Avocados are among my most favorite veggies. After all, what’s not to love? They are creamily delicious, packed with healthy goodness, and who can hold a candle to that pretty pale-greenness? But avocados do present a challenge– other than knowing exactly when to open one, that is. They do not lend themselves to cooking because heat destroys their flavor. And that means you have to find ways to use it up raw: I mostly use mine in salads, soups, pastas, Butternut Squash Soup, and even in raitas and chutneys.
I do have one exception that I’ve shared with you before on this blog: my Butterless Avocado Brioche, where the avocados replace the butter and get baked into a perfectly flaky, light bread.
Yesterday, faced with a bag of fast-ripening avocados and wondering what to do with them, I was hit with inspiration. I made my Avocado Kababs pretty much as one would make traditional vegetarian shami kababs, using a lentil base. And I kept the cooking to a minimum by pan-frying them over medium-high heat to give them a perfectly golden, crispy crust. That way the center remained creamy and gorgeous and flavorful. Perfect.
I like to think of this recipe as a unique blend of Indian and Mexican flavors: there are a number of traditional Indian spices here, but an equal-credit star is the smoky-hot chipotle chili in adobo sauce.
Gotta go now, but not before I share the recipe. Enjoy your Friday, all! I think it’s the best day of the week, don’t you?
Avocado Shami Kababs
- 1 perfectly ripe avocado , mashed
- 1/2 cup chana dal (bengal gram dal)
- 1 bay leaf
- 3 cloves
- 2 green cardamom pods
- A 1-inch piece of cinnamon
- Salt to taste
- 1 chipotle chili pepper with 1 tbsp of the adobo sauce they are packed in (adjust up or down based on your spicy-hot taste)

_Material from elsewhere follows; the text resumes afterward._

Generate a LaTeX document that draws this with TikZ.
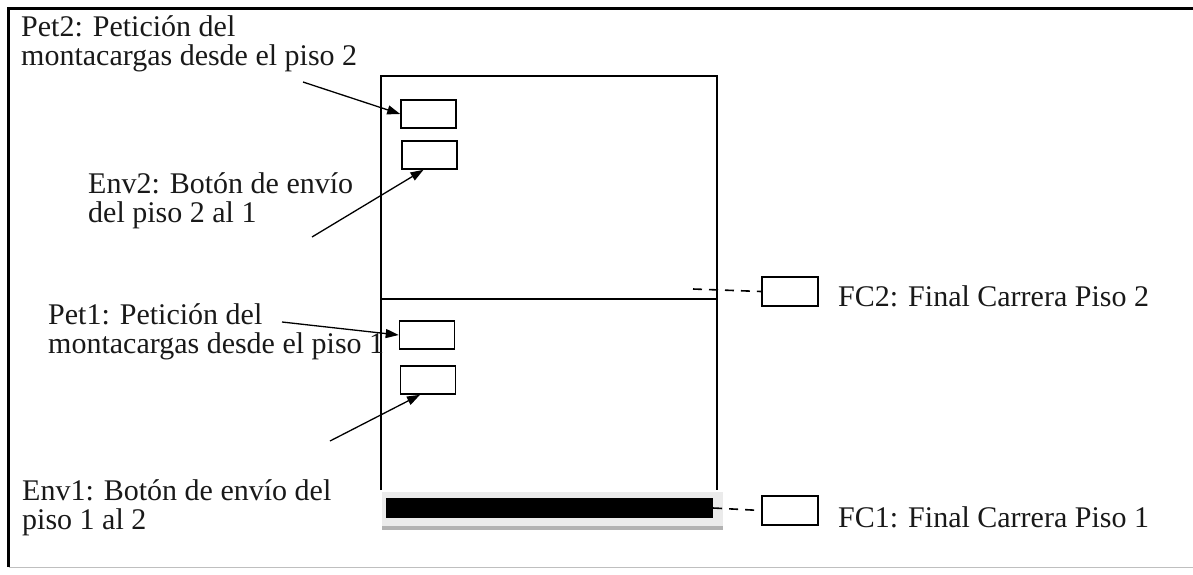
\documentclass[tikz,border=0pt]{standalone}
\usepackage{fontspec}
\setmainfont{Liberation Serif}
\usetikzlibrary{arrows.meta}

\begin{document}
\begin{tikzpicture}[
      x=1pt, y=-1pt,
      button/.style={draw=black, line width=1.6pt, minimum width=55pt, minimum height=28pt, inner sep=0pt},
      txt/.style={align=left, anchor=base west, inner sep=0pt, text=black!90,
        font=\fontsize{30}{29}\selectfont},
      pointer/.style={-{Triangle[length=13pt,width=9pt]}, line width=1.3pt},
      sensor/.style={line width=1.6pt, dash pattern=on 9pt off 7pt},
      wall/.style={line width=1.6pt}
    ]
    \useasboundingbox (0,0) rectangle (1193,574);

    % frame of the page
    \draw[line width=3pt] (8.5,567) -- (8.5,8.5) -- (1193,8.5);
    \draw[black!25, line width=1pt] (8.5,567.5) -- (1193,567.5);

    % shaft of the lift
    \draw[wall] (381,490) -- (381,76) -- (717,76) -- (717,490);
    \draw[wall] (381,299) -- (717,299);
    \coordinate (wall2) at (693,289);

    % the car at floor 1
    \fill[black!8] (382,492) rectangle (723,530);
    \fill[black!30] (382,526) rectangle (723,530);
    \node[fill=black, minimum width=327pt, minimum height=20pt, inner sep=0pt] (bar) at (549.5,508) {};

    % push buttons
    \node[button] (pet2) at (428.5,114) {};
    \node[button] (env2) at (429.5,155) {};
    \node[button] (pet1) at (427,335) {};
    \node[button] (env1) at (428,380) {};

    % limit switches
    \node[button, minimum width=56pt, minimum height=29pt] (fc2) at (790,291.5) {};
    \node[button, minimum width=56pt, minimum height=29pt] (fc1) at (790,510.5) {};

    % texts (base = last line)
    \node[txt] (tpet2) at (21,65) {Pet2: Petición del\\montacargas desde el piso 2};
    \node[txt] (tenv2) at (88,222) {Env2: Botón de envío\\del piso 2 al 1};
    \node[txt] (tpet1) at (48,353) {Pet1: Petición del\\montacargas desde el piso 1};
    \node[txt] (tenv1) at (22,529) {Env1: Botón de envío del\\piso 1 al 2};
    \node[txt] (tfc2) at (838,306) {FC2: Final Carrera Piso 2};
    \node[txt] (tfc1) at (838,527) {FC1: Final Carrera Piso 1};

    % arrows to the buttons
    \coordinate (apet2) at (303,82);
    \coordinate (aenv2) at (312,237);
    \coordinate (apet1) at (282,322);
    \coordinate (aenv1) at (330,441);
    \draw[pointer] (apet2) -- (pet2.west);
    \draw[pointer] (aenv2) -- ([xshift=-6pt]env2.south);
    \draw[pointer] (apet1) -- (pet1.west);
    \draw[pointer] (aenv1) -- ([xshift=-8pt]env1.south);

    % dashed links to the switches
    \draw[sensor] (wall2) -- (fc2.west);
    \draw[sensor] (bar.east) -- (fc1.west);
    \draw[line width=1.3pt] ([yshift=-5pt]fc2.west) -- ([yshift=5pt]fc2.west);
    \draw[line width=1.3pt] ([yshift=-5pt]fc1.west) -- ([yshift=5pt]fc1.west);
  \end{tikzpicture}
\end{document}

- 1 tsp ground coriander powder
- 1/4 cup green coriander leaves
- 2 tbsp chickpea or garbanzo bean flour (besan)
- 1 tbsp cornflour
- Salt to taste
- Oil for spraying the griddle
- Place the chana dal, bay leaf, cloves, cardamom and cinnamon in a saucepan and cover with water. Bring it to a boil and then lower the heat and allow it to simmer about 40 minutes or until almost tender. Turn off the heat and drain.
- Place the chana dal in a food processor and process until you have a pretty fine powder. Add the avocado and process together until everything comes together.
- Remove the mixture to a bowl and add the coriander powder, chopped chipotle chili and sauce, cornflour and chickpea flour. Mix thoroughly. You should have a mixture that holds together. If it is still too soft, you can add more chickpea flour.
- Shape the mixture into tiny patties, about 3/4 of an inch in diameter.
- Spray oil on a cast-iron or non-stick griddle and heat.
- Place the kabobs one at a time, with a little distance between each, on the griddle.
- Cook over medium-high heat about a minute on each side or until golden-brown. Everything is already cooked, so you don't need to cook this-- all you want is that crisp crust.